Ci voleva il valente, multifunzionale Circolo Nadir, locato nel cuore di Padova, per poter sentire per la prima e finora unica volta in Italia la performance di Alexandra Drewchin, alias Eartheater (moniker geniale: “mangiatore della Terra”, “teatro della Terra”, “riscaldatore della Terra”), e per di più nella famigerata notte di Halloween. Ancora poco ascoltata, nonostante pareri e recensioni favorevoli che ne mettono in luce la ricerca originale di suono post-club, e per questo ancora benedetta dall’immacolata aura dell’underground, Drewchin in versione live non solo esalta le qualità fin qui abbozzolate nei dischi di studio, ma fa pure apprezzare appieno la sua tendenza quasi androgina e quasi mitologica di corporeità, fisicità, e multimedialità.

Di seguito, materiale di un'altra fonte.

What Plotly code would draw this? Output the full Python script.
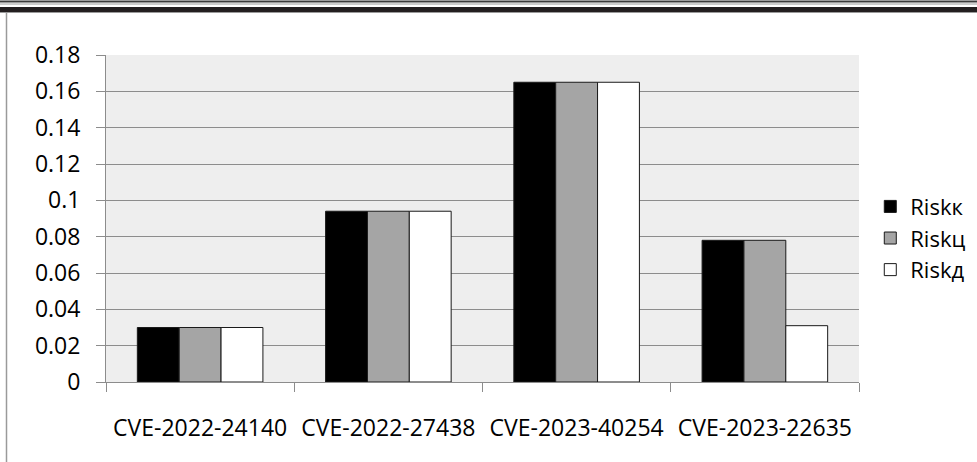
import plotly.graph_objects as go

# Risk scores per vulnerability
categories = ["CVE-2022-24140", "CVE-2022-27438", "CVE-2023-40254", "CVE-2023-22635"]
risk_k = [0.030, 0.094, 0.165, 0.078]
risk_c = [0.030, 0.094, 0.165, 0.078]
risk_d = [0.030, 0.094, 0.165, 0.031]
series_names = ["Riskк", "Riskц", "Riskд"]

y_tick_values = [0, 0.02, 0.04, 0.06, 0.08, 0.1, 0.12, 0.14, 0.16, 0.18]
y_tick_labels = ["0", "0.02", "0.04", "0.06", "0.08", "0.1", "0.12", "0.14", "0.16", "0.18"]

W, H = 977, 462
ML, MR, MT, MB = 106, 118, 55, 80
PW, PH = W - ML - MR, H - MT - MB

FONT = "Open Sans"
AXIS_GRAY = "#8c8c8c"


def px_x(px):
    return (px - ML) / PW


def px_y(py):
    return (H - MB - py) / PH


fig = go.Figure()
fills = ["#000000", "#a5a5a5", "#ffffff"]
for name, vals, fill in zip(series_names, [risk_k, risk_c, risk_d], fills):
    fig.add_trace(go.Bar(
        x=categories, y=vals, name=name, legendgroup=name,
        marker=dict(color=fill, line=dict(color="#1a1a1a", width=1)),
    ))

# page rules above the chart and the left margin line
shapes = [
    dict(type="line", xref="paper", yref="paper", x0=px_x(0), x1=px_x(W),
         y0=px_y(1.5), y1=px_y(1.5), line=dict(color="#3a3a3a", width=2)),
    dict(type="line", xref="paper", yref="paper", x0=px_x(0), x1=px_x(W),
         y0=px_y(4), y1=px_y(4), line=dict(color="#9a9a9a", width=1)),
    dict(type="rect", xref="paper", yref="paper", x0=px_x(0), x1=px_x(W),
         y0=px_y(12), y1=px_y(7), fillcolor="#231f20", line=dict(width=0)),
    dict(type="line", xref="paper", yref="paper", x0=px_x(0), x1=px_x(W),
         y0=px_y(12.5), y1=px_y(12.5), line=dict(color="#9a9a9a", width=1)),
    dict(type="line", xref="paper", yref="paper", x0=px_x(6.5), x1=px_x(6.5),
         y0=px_y(12), y1=px_y(H), line=dict(color="#9a9a9a", width=1.5)),
]

fig.update_layout(
    width=W, height=H,
    margin=dict(l=ML, r=MR, t=MT, b=MB, autoexpand=False),
    paper_bgcolor="white",
    plot_bgcolor="#eeeeee",
    barmode="group",
    bargap=0.333,
    bargroupgap=0,
    font=dict(family=FONT, color="#000000"),
    shapes=shapes,
    legend=dict(
        x=1.015, xanchor="left", y=0.44, yanchor="middle",
        font=dict(family=FONT, size=22, color="#000000"),
        bgcolor="rgba(0,0,0,0)", tracegroupgap=0,
    ),
    xaxis=dict(
        range=[-0.5, 3.5], showline=True, linecolor=AXIS_GRAY, linewidth=1,
        ticks="outside", tickson="boundaries", ticklen=9, tickcolor=AXIS_GRAY,
        tickfont=dict(family=FONT, size=23, color="#000000"),
        tickangle=0, automargin=False,
        ticklabelstandoff=25, showgrid=False,
    ),
    yaxis=dict(
        range=[0, 0.18], tickvals=y_tick_values, ticktext=y_tick_labels,
        showline=True, linecolor=AXIS_GRAY, linewidth=1,
        ticks="outside", ticklen=9, tickcolor=AXIS_GRAY,
        tickfont=dict(family=FONT, size=23, color="#000000"),
        ticklabelstandoff=11, automargin=False,
        showgrid=True, gridcolor=AXIS_GRAY, gridwidth=1, zeroline=False,
    ),
)

fig.write_html("out.html")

Drewchin nell’apparenza è persino giunonica. Alta e robusta, altera e distaccata, rapita da una specie di trance tutta artistica a ogni movimento, anche il minimo. Veste elegante, una maglia che la copre fino al collo, eppure sgambata quanto basta per diffondere quel tanto d’eros. S’impossessa della consolle con fare languido, dapprima solo sfiorandola e accarezzandola, brandendo il microfono come fosse un oggetto a caso. Da qui è un crescendo, o meglio uno spettro di crescendo e diminuendo, di sparate ballabili, muri di distorsione e oasi estatiche, tutto all’insegna della sua personalità sia agile che ponderosa, certamente anticonformista ma al contempo carica d’una certa aria di solennità.
Dall’esperienza con Greg Fox nel progetto Guardian Alien, Drewchin ha imparato l’uso creativo delle tastiere e dei dispositivi elettronici, incline al minimalismo e alla musica gestuale. Qui e ora, in compagnia di mixer, piatti e microfono, cava escrescenze rumoriste al limite della non-musica. Ma la performer ha imparato anche l’attitudine al continuum musicale, al corpus totale ininterrotto che tende a catturare, inghiottire l’ascolto più che intrattenerlo. Lo svolgimento è innovativo: dai suoi tre album finora pubblicati, “Metalepsis” (2015), “RIP Chrysalis” (2015) e “IRISIRI” (2018), Drewchin cava una sorta di medley senza soluzione di continuità di quasi un’ora, dotato di una sua scansione ma anche spontaneo e fluente quanto una libera improvvisazione per consolle e voce.
In superficie Drewchin suona come una versione sia ingentilita che sofisticata di Pharmakon. La performer di New York cerca sempre una palette ampia di sub-generi, il suo shock è febbrilmente psichedelico più che brutalmente industriale, invita al ballo e all’ascolto in una via a tratti afferente all’ipnosi. Anche il suo canto spazia molto, da registri incattiviti a toni sinuosi. La sua portata è però, come già accennato, sempre e comunque multimediale, anche nella limitatezza dei mezzi a disposizione.
Drewchin si muove, si arrampica sopra la consolle, danza con una lentezza estenuante, quindi ondeggia catatonica, vaga in mezzo al pubblico, cerca complicità e alla fine ambisce a una ritualità muta e automatica. La portentosa conclusione è infatti solo lei, senza microfono, con il sottofondo dei miasmi elettronici di “Orbit” (da “Metalepsis”), a danzare al ralenti fino a stendersi al suolo, in mezzo alla folla.
Concerto-performance-happening senza compromessi ma con una sua suggestione al veleno, e un esito lungo. Per chi ama gli sconfinamenti è destinato a lavorare nella coscienza dell’ascoltatore: ci si interroga sulla sua provenienza in gran parte aliena, oltre alla capacità straordinaria di fondere così tanti stimoli (post-post-dubstep, e certamente ricerca elettronica tout-court), fino a restituirne un tutto artisticamente inscindibile.
Da consigliare, perlomeno fino alla prossima venuta sul suolo italico.